The second is that we can always thank analysts for their ability to turn everything into confusing “mumbo jumbo” (a.k.a., voodoo and fufu juice). Take the details they provide to the fifth item on the list for example – where they are basically saying that you should ensure that all “touch points” with customers (marketing, sales, service, shipping, etc.) should re-enforce the message that you are sending out in the marketplace: “This requires a systematic approach to understanding, developing and managing capabilities and resources, relative to a portfolio of value-based customer segments. The ultimate goal is optimal resource allocation, relative to the potential value that will be provided to each customer segment as well as the expected risks and returns that will be associated with doing so.”
You could say, oh well, that’s how they are…
The problem with this is that I can just picture boards and executive teams, who do not always come from a marketing background, rushing to conclusions and pushing their marketing departments to extremes in terms of becoming more customer-centric. For a lot of companies, there is such a thing as being too customer-centric. If you are way ahead of the customer adoption curve in terms of inventing a new product space for example, it makes no sense to be too customer-centric in gathering your product requirements. You will just gather a lot of garbage and lose your competitive edge. Or what happens if you are a startup with small market penetration – when 80% of your future revenue has to come from people who are not yet customers. In that case you cannot tailor your programs to the existing customers just yet – they may not be a good proxy for the market as a whole!
All that being said, there are some good pointers in the report – like when they point out that: “Customers fundamentally view their relationships as being with enterprises, not with individual business units or interaction channels.” Dead-on, I wish companies would listen to that!
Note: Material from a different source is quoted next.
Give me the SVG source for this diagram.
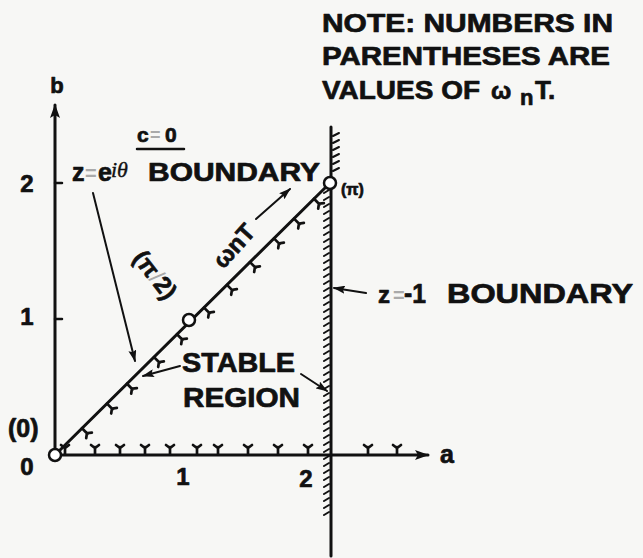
<svg xmlns="http://www.w3.org/2000/svg" width="643" height="558" viewBox="0 0 643 558">
<style>
text{font-family:"Liberation Sans",Arial,sans-serif;font-weight:bold;fill:#111;stroke:#111;stroke-width:0.7;stroke-linejoin:round}
.ln{stroke:#111;fill:none;stroke-linecap:round}
.gray{fill:#aaa;stroke:none}
.serif{font-family:"Liberation Serif","Times New Roman",serif;font-weight:normal;font-style:italic;stroke-width:0.4}
</style>
<defs>
<marker id="big" viewBox="0 0 14 10" refX="13" refY="5" markerWidth="14" markerHeight="10" markerUnits="userSpaceOnUse" orient="auto"><path d="M0,0 L14,5 L0,10 L3,5 z" fill="#111"/></marker>
<marker id="sm" viewBox="0 0 12 8" refX="11" refY="4" markerWidth="12" markerHeight="8" markerUnits="userSpaceOnUse" orient="auto"><path d="M0,0 L12,4 L0,8 L2,4 z" fill="#111"/></marker>
<path id="dm" d="M0,0 V8 M-4,10 L0,7 L4,10" stroke="#111" stroke-width="2.7" fill="none" stroke-linecap="round"/>
<path id="xm" d="M0,0 V-7 M-4,-9 L0,-6 L4,-9" stroke="#111" stroke-width="2.7" fill="none" stroke-linecap="round"/>
</defs>
<rect width="643" height="558" fill="#f7f7f5"/>

<g id="axes">
<line class="ln" x1="55" y1="455" x2="55" y2="105" stroke-width="3" marker-end="url(#big)"/>
<line class="ln" x1="55" y1="455" x2="428" y2="455" stroke-width="3" marker-end="url(#big)"/>
<line class="ln" x1="55" y1="183" x2="62" y2="183" stroke-width="2.5"/>
<line class="ln" x1="55" y1="319" x2="62" y2="319" stroke-width="2.5"/>
<text x="57" y="93" font-size="22" text-anchor="middle">b</text>
<text x="27" y="192" font-size="24" text-anchor="middle">2</text>
<text x="27" y="325" font-size="24" text-anchor="middle">1</text>
<text x="27" y="475" font-size="24" text-anchor="middle">0</text>
<text x="183" y="485" font-size="24" text-anchor="middle">1</text>
<text x="306" y="487" font-size="24" text-anchor="middle">2</text>
<text x="447" y="463" font-size="25" text-anchor="middle">a</text>
<g id="axis-hatch">
<use href="#xm" x="65" y="454"/><use href="#xm" x="95" y="454"/><use href="#xm" x="120" y="454"/><use href="#xm" x="145" y="454"/>
<use href="#xm" x="170" y="454"/><use href="#xm" x="197" y="454"/><use href="#xm" x="218" y="454"/><use href="#xm" x="248" y="454"/>
<use href="#xm" x="278" y="454"/><use href="#xm" x="308" y="454"/><use href="#xm" x="368" y="454"/><use href="#xm" x="397" y="454"/>
</g>
</g>

<g id="z-minus-1-boundary">
<line class="ln" x1="331" y1="127" x2="331" y2="556" stroke-width="3"/>
<path class="ln" stroke-width="2" d="M329,190l-5,3m5,4l-5,3m5,4l-5,3m5,4l-5,3m5,4l-5,3m5,4l-5,3m5,4l-5,3m5,4l-5,3m5,4l-5,3m5,4l-5,3m5,4l-5,3m5,4l-5,3m5,4l-5,3m5,4l-5,3m5,4l-5,3m5,4l-5,3m5,4l-5,3m5,4l-5,3m5,4l-5,3m5,4l-5,3m5,4l-5,3m5,4l-5,3m5,4l-5,3m5,4l-5,3m5,4l-5,3m5,4l-5,3m5,4l-5,3m5,4l-5,3m5,4l-5,3m5,4l-5,3m5,4l-5,3m5,4l-5,3m5,4l-5,3m5,4l-5,3m5,4l-5,3m5,4l-5,3m5,4l-5,3m5,4l-5,3m5,4l-5,3m5,4l-5,3m5,4l-5,3m5,4l-5,3m5,4l-5,3m5,4l-5,3m5,4l-5,3m5,4l-5,3m5,4l-5,3m5,4"/>
<path class="ln" stroke-width="2" d="M333,171l6,-3m-6,-4l6,-3m-6,-4l6,-3m-6,-4l6,-3m-6,-4l6,-3m-6,-4l6,-3"/>
<text x="378" y="303" font-size="24">z</text>
<text x="393" y="302" font-size="20" class="gray">=</text>
<text x="404" y="303" font-size="27" textLength="22" lengthAdjust="spacingAndGlyphs">-1</text>
<text x="447" y="303" font-size="27" textLength="186" lengthAdjust="spacingAndGlyphs">BOUNDARY</text>
</g>

<g id="c0-boundary">
<line class="ln" x1="55" y1="455" x2="330" y2="183" stroke-width="3"/>
<g id="diag-hatch">
<use href="#dm" transform="translate(82,428.3) rotate(-44.7)"/>
<use href="#dm" transform="translate(107,403.6) rotate(-44.7)"/>
<use href="#dm" transform="translate(127,383.8) rotate(-44.7)"/>
<use href="#dm" transform="translate(154,357.1) rotate(-44.7)"/>
<use href="#dm" transform="translate(177,334.3) rotate(-44.7)"/>
<use href="#dm" transform="translate(204,307.6) rotate(-44.7)"/>
<use href="#dm" transform="translate(227,284.9) rotate(-44.7)"/>
<use href="#dm" transform="translate(250,262.1) rotate(-44.7)"/>
<use href="#dm" transform="translate(274,238.4) rotate(-44.7)"/>
<use href="#dm" transform="translate(294,218.6) rotate(-44.7)"/>
<use href="#dm" transform="translate(314,198.8) rotate(-44.7)"/>
</g>
<text x="137" y="142" font-size="21">c</text>
<text x="150" y="141" font-size="18" class="gray">=</text>
<text x="165" y="142" font-size="21">0</text>
<line class="ln" x1="137" y1="149" x2="184" y2="149" stroke-width="2.5"/>
<text x="72" y="181" font-size="25">z</text>
<text x="85" y="180" font-size="20" class="gray">=</text>
<text x="98" y="181" font-size="25">e</text>
<text x="111" y="177" font-size="22" class="serif">iθ</text>
<text x="148" y="181" font-size="25" textLength="172" lengthAdjust="spacingAndGlyphs">BOUNDARY</text>
</g>

<g id="points">
<circle cx="55" cy="455" r="6" fill="#fff" stroke="#111" stroke-width="2.5"/>
<circle cx="189" cy="320" r="6" fill="#fff" stroke="#111" stroke-width="2.5"/>
<circle cx="330" cy="183" r="6" fill="#fff" stroke="#111" stroke-width="2.5"/>
<text x="8" y="437" font-size="25">(0)</text>
<text x="341" y="195" font-size="16">(π)</text>
<text x="155" y="283" font-size="24" text-anchor="middle" transform="rotate(52 155 275)">(π<tspan class="gray" font-weight="normal">/</tspan>2)</text>
<text x="234" y="254" font-size="24" text-anchor="middle" transform="rotate(-48 234 246)">ωnT</text>
</g>

<g id="stable-region">
<text x="182" y="372" font-size="27" textLength="113" lengthAdjust="spacingAndGlyphs">STABLE</text>
<text x="183" y="407" font-size="27" textLength="117" lengthAdjust="spacingAndGlyphs">REGION</text>
</g>

<g id="note">
<text x="322" y="32" font-size="26" textLength="291" lengthAdjust="spacingAndGlyphs">NOTE: NUMBERS IN</text>
<text x="322" y="65" font-size="26" textLength="288" lengthAdjust="spacingAndGlyphs">PARENTHESES ARE</text>
<text x="322" y="99" font-size="26" textLength="158" lengthAdjust="spacingAndGlyphs">VALUES OF</text>
<text x="491" y="99" font-size="24">ω</text>
<text x="520" y="105" font-size="22">n</text>
<text x="535" y="99" font-size="26">T.</text>
</g>

<g id="connectors">
<line class="ln" x1="93" y1="193" x2="135" y2="361" stroke-width="2" marker-end="url(#sm)"/>
<line class="ln" x1="256" y1="219" x2="290" y2="189" stroke-width="2" marker-end="url(#sm)"/>
<line class="ln" x1="180" y1="366" x2="143" y2="376" stroke-width="2" marker-end="url(#sm)"/>
<line class="ln" x1="301" y1="374" x2="327" y2="391" stroke-width="2" marker-end="url(#sm)"/>
<line class="ln" x1="366" y1="293" x2="334" y2="288" stroke-width="2" marker-end="url(#sm)"/>
</g>
</svg>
So many web sites and support departments are product and division/productline centric – yet most customers could care less. Take the example when I recently bought a Canon camera for my dad’s birthday when he was visiting me here in the US. The camera came with software that allowed for French menus, but it did not come with a French manual. So I contacted Canon, pointing to the fact that I am a big fan – with 7 Canon cameras bought in the past – including a few very high end cameras and lenses – to get a French manual and they told me to download it from their French canon.fr site. Problem is, that camera is not available in France, and the closest model sold there is very different – especially for an older person who is not totally familiar with everything digital. So finally I found the French manual on the Canadian site and ran through a whole cartridge of ink to print everything out for my dad.
Silos need to come down…that is not how customers buy and use your products!